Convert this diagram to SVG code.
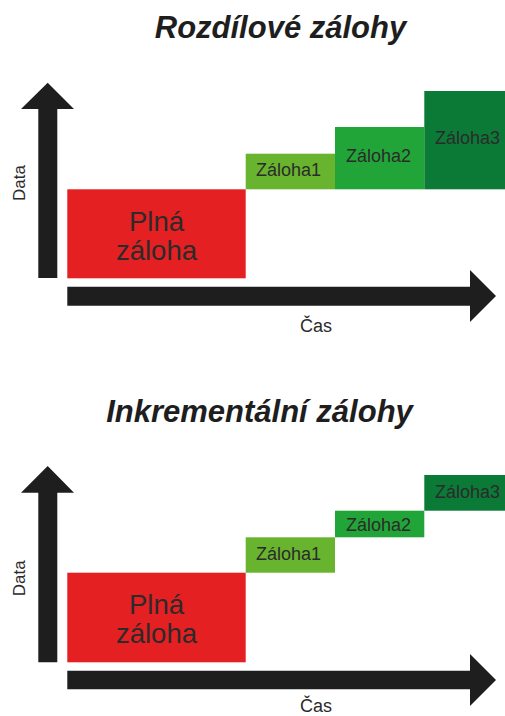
<svg xmlns="http://www.w3.org/2000/svg" width="505" height="716" viewBox="0 0 505 716">
<defs>
<style>
.title{font-family:"Liberation Sans",Arial,sans-serif;font-weight:bold;font-style:italic;font-size:31px;fill:#1e1e1e;text-anchor:middle}
.lbl{font-family:"Liberation Sans",Arial,sans-serif;fill:#2b2b2b;text-anchor:middle}
.axis{fill:#1e1e1e}
.full{fill:#e42022}
.z1{fill:#68b42e}
.z2{fill:#22a538}
.z3{fill:#0b7a37}
</style>
</defs>
<rect width="505" height="716" fill="#ffffff"/>

<!-- Diagram 1: Rozdílové zálohy -->
<text class="title" x="280.5" y="37.5">Rozdílové zálohy</text>
<g id="d1-connectors">
  <path class="axis" d="M38.3,278 L38.3,109 L21,109 L47.7,82.7 L74,109 L57.3,109 L57.3,278 Z"/>
  <path class="axis" d="M67.3,286.7 L470,286.7 L470,270 L496,296 L470,322 L470,305.7 L67.3,305.7 Z"/>
</g>
<text class="lbl" font-size="17" transform="translate(24.5,183) rotate(-90)">Data</text>
<text class="lbl" font-size="18" x="316" y="332">Čas</text>
<g id="d1-full">
  <rect class="full" x="67.3" y="189.3" width="178.4" height="89"/>
  <text class="lbl" font-size="27.5" x="156.5" y="231">Plná</text>
  <text class="lbl" font-size="27.5" x="156.5" y="260">záloha</text>
</g>
<g id="d1-z1">
  <rect class="z1" x="245.7" y="153.7" width="89.3" height="35.6"/>
  <text class="lbl" font-size="18" x="288.5" y="176">Záloha1</text>
</g>
<g id="d1-z2">
  <rect class="z2" x="335" y="127" width="89.3" height="62.3"/>
  <text class="lbl" font-size="18" x="378.5" y="162.3">Záloha2</text>
</g>
<g id="d1-z3">
  <rect class="z3" x="424.3" y="91" width="80.7" height="98.3"/>
  <text class="lbl" font-size="18" x="467.5" y="144.3">Záloha3</text>
</g>

<!-- Diagram 2: Inkrementální zálohy -->
<text class="title" x="259.5" y="421.7">Inkrementální zálohy</text>
<g id="d2-connectors">
  <path class="axis" d="M38.3,662.3 L38.3,492.7 L21,492.7 L47.7,466 L74,492.7 L57.3,492.7 L57.3,662.3 Z"/>
  <path class="axis" d="M67.3,670.7 L470,670.7 L470,654 L496,680 L470,706 L470,689.3 L67.3,689.3 Z"/>
</g>
<text class="lbl" font-size="17" transform="translate(24.5,578.3) rotate(-90)">Data</text>
<text class="lbl" font-size="18" x="316" y="712">Čas</text>
<g id="d2-full">
  <rect class="full" x="67.3" y="572.7" width="178.4" height="89.6"/>
  <text class="lbl" font-size="27.5" x="156.5" y="614.3">Plná</text>
  <text class="lbl" font-size="27.5" x="156.5" y="643.3">záloha</text>
</g>
<g id="d2-z1">
  <rect class="z1" x="245.7" y="537.3" width="89.3" height="35.4"/>
  <text class="lbl" font-size="18" x="288.5" y="560">Záloha1</text>
</g>
<g id="d2-z2">
  <rect class="z2" x="335" y="510.7" width="89.3" height="26.6"/>
  <text class="lbl" font-size="18" x="378.5" y="530.7">Záloha2</text>
</g>
<g id="d2-z3">
  <rect class="z3" x="424.3" y="475" width="80.7" height="35.7"/>
  <text class="lbl" font-size="18" x="467.5" y="498.3">Záloha3</text>
</g>
</svg>
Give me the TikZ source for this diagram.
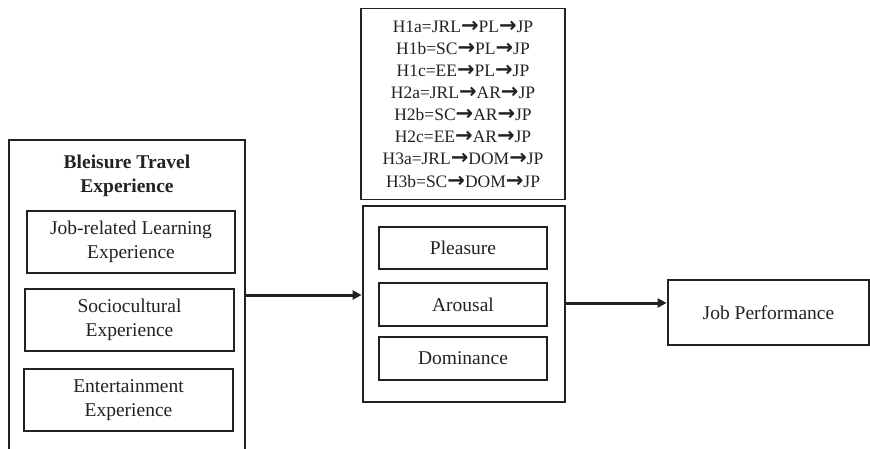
\documentclass[tikz,border=0pt]{standalone}
\usepackage{fontspec}
\setmainfont{Liberation Serif}
\newfontfamily\arrowfont{DejaVu Sans}
\usetikzlibrary{arrows.meta}
\definecolor{ink}{HTML}{222222}
% heavy arrow used inside the hypothesis list
\newcommand{\hto}{{\arrowfont\bfseries\fontsize{21}{22.1}\selectfont→}}
\begin{document}
\begin{tikzpicture}[x=1pt,y=-1pt,
  every node/.style={font=\fontsize{19.5}{24}\selectfont, text=ink},
  outer/.style={draw=ink, line width=2.8pt, inner sep=0pt},
  inner/.style={draw=ink, line width=1.3pt, inner sep=0pt, align=center},
  link/.style={draw=ink, line width=3pt, -{Triangle[length=9pt,width=9pt]}}]
\useasboundingbox (0,0) rectangle (870,448);

% hypotheses list
\node[inner, minimum width=204pt, minimum height=191pt,
      font=\fontsize{17.5}{22.1}\selectfont] (hyp) at (463,104)
  {H1a=JRL\hto PL\hto JP\\H1b=SC\hto PL\hto JP\\H1c=EE\hto PL\hto JP\\
   H2a=JRL\hto AR\hto JP\\H2b=SC\hto AR\hto JP\\H2c=EE\hto AR\hto JP\\
   H3a=JRL\hto DOM\hto JP\\H3b=SC\hto DOM\hto JP};

% bleisure travel experience (runs off the bottom edge)
\node[outer, minimum width=236pt, minimum height=320pt] (bte) at (127,300) {};
\node[align=center, font=\bfseries\fontsize{19.5}{24}\selectfont] (btt) at (127,176)
  {Bleisure Travel\\Experience};
\node[inner, minimum width=208pt, minimum height=62pt] (jrl) at (131,242)
  {Job-related Learning\\Experience};
\node[inner, minimum width=209pt, minimum height=62pt] (sc) at (129.5,320)
  {Sociocultural\\Experience};
\node[inner, minimum width=209pt, minimum height=62pt] (ee) at (128.5,400)
  {Entertainment\\Experience};

% emotional responses
\node[outer, minimum width=202pt, minimum height=196pt] (emo) at (464,304) {};
\node[inner, minimum width=168pt, minimum height=42pt] (pl) at (463,248) {Pleasure};
\node[inner, minimum width=168pt, minimum height=43pt] (ar) at (463,304.5) {Arousal};
\node[inner, minimum width=168pt, minimum height=43pt] (dom) at (463,358.5) {Dominance};

% outcome
\node[outer, minimum width=201pt, minimum height=65pt] (jp) at (768.5,312.5) {Job Performance};

% connectors
\coordinate (bteout) at (bte.east |- 0,295);
\draw[link] (bteout) -- (emo.west |- bteout);
\coordinate (emoout) at (emo.east |- 0,303);
\draw[link] (emoout) -- (jp.west |- emoout);
\end{tikzpicture}
\end{document}
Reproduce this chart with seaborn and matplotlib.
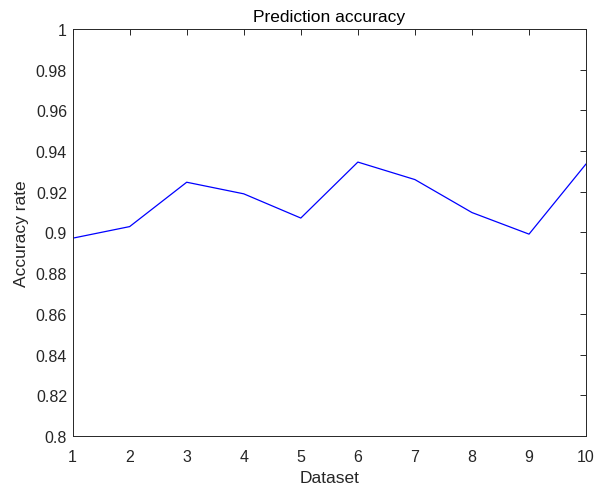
import matplotlib
matplotlib.use("Agg")
import matplotlib.pyplot as plt
import seaborn as sns
import numpy as np

datasets = [1, 2, 3, 4, 5, 6, 7, 8, 9, 10]
accuracy = [0.8972, 0.9029, 0.9247, 0.919, 0.9071, 0.9346, 0.926, 0.9098, 0.8992, 0.9337]
y_ticks = [0.8, 0.82, 0.84, 0.86, 0.88, 0.9, 0.92, 0.94, 0.96, 0.98, 1.0]
y_labels = ["0.8", "0.82", "0.84", "0.86", "0.88", "0.9", "0.92", "0.94", "0.96", "0.98", "1"]

sns.set_style("white")
plt.rcParams['font.family'] = ['Liberation Sans', 'DejaVu Sans']

fig = plt.figure(figsize=(5.95, 4.89), dpi=100)
ax = fig.add_axes([0.122, 0.1063, 0.863, 0.8324])
sns.lineplot(x=datasets, y=accuracy, ax=ax, color="#0000ff", linewidth=0.9)

ax.set_xlim(1, 10)
ax.set_ylim(0.8, 1.0)
ax.set_xticks(datasets)
ax.set_yticks(y_ticks)
ax.set_yticklabels(y_labels)
ax.tick_params(direction="in", top=True, right=True, length=4, width=0.7,
               labelsize=11.5, colors="#262626")
ax.tick_params(axis="x", pad=9)
ax.tick_params(axis="y", pad=4)
for s in ax.spines.values():
    s.set_color("#262626")
    s.set_linewidth(0.7)

ax.set_title("Prediction accuracy", fontsize=12.5, color="#000000", pad=6)
ax.set_xlabel("Dataset", fontsize=12.5, color="#262626", labelpad=5)
ax.set_ylabel("Accuracy rate", fontsize=12.5, color="#262626", labelpad=5)

fig.savefig("out.png", dpi=100, facecolor="white")
plt.close(fig)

Short task:
Exclude all pictures and reproduce exactly the lines from the one containing "Reproduce this chart" through the final line of the entries above.

Solution:
Reproduce this chart with seaborn and matplotlib.
import matplotlib
matplotlib.use("Agg")
import matplotlib.pyplot as plt
import seaborn as sns
import numpy as np

datasets = [1, 2, 3, 4, 5, 6, 7, 8, 9, 10]
accuracy = [0.8972, 0.9029, 0.9247, 0.919, 0.9071, 0.9346, 0.926, 0.9098, 0.8992, 0.9337]
y_ticks = [0.8, 0.82, 0.84, 0.86, 0.88, 0.9, 0.92, 0.94, 0.96, 0.98, 1.0]
y_labels = ["0.8", "0.82", "0.84", "0.86", "0.88", "0.9", "0.92", "0.94", "0.96", "0.98", "1"]

sns.set_style("white")
plt.rcParams['font.family'] = ['Liberation Sans', 'DejaVu Sans']

fig = plt.figure(figsize=(5.95, 4.89), dpi=100)
ax = fig.add_axes([0.122, 0.1063, 0.863, 0.8324])
sns.lineplot(x=datasets, y=accuracy, ax=ax, color="#0000ff", linewidth=0.9)

ax.set_xlim(1, 10)
ax.set_ylim(0.8, 1.0)
ax.set_xticks(datasets)
ax.set_yticks(y_ticks)
ax.set_yticklabels(y_labels)
ax.tick_params(direction="in", top=True, right=True, length=4, width=0.7,
               labelsize=11.5, colors="#262626")
ax.tick_params(axis="x", pad=9)
ax.tick_params(axis="y", pad=4)
for s in ax.spines.values():
    s.set_color("#262626")
    s.set_linewidth(0.7)

ax.set_title("Prediction accuracy", fontsize=12.5, color="#000000", pad=6)
ax.set_xlabel("Dataset", fontsize=12.5, color="#262626", labelpad=5)
ax.set_ylabel("Accuracy rate", fontsize=12.5, color="#262626", labelpad=5)

fig.savefig("out.png", dpi=100, facecolor="white")
plt.close(fig)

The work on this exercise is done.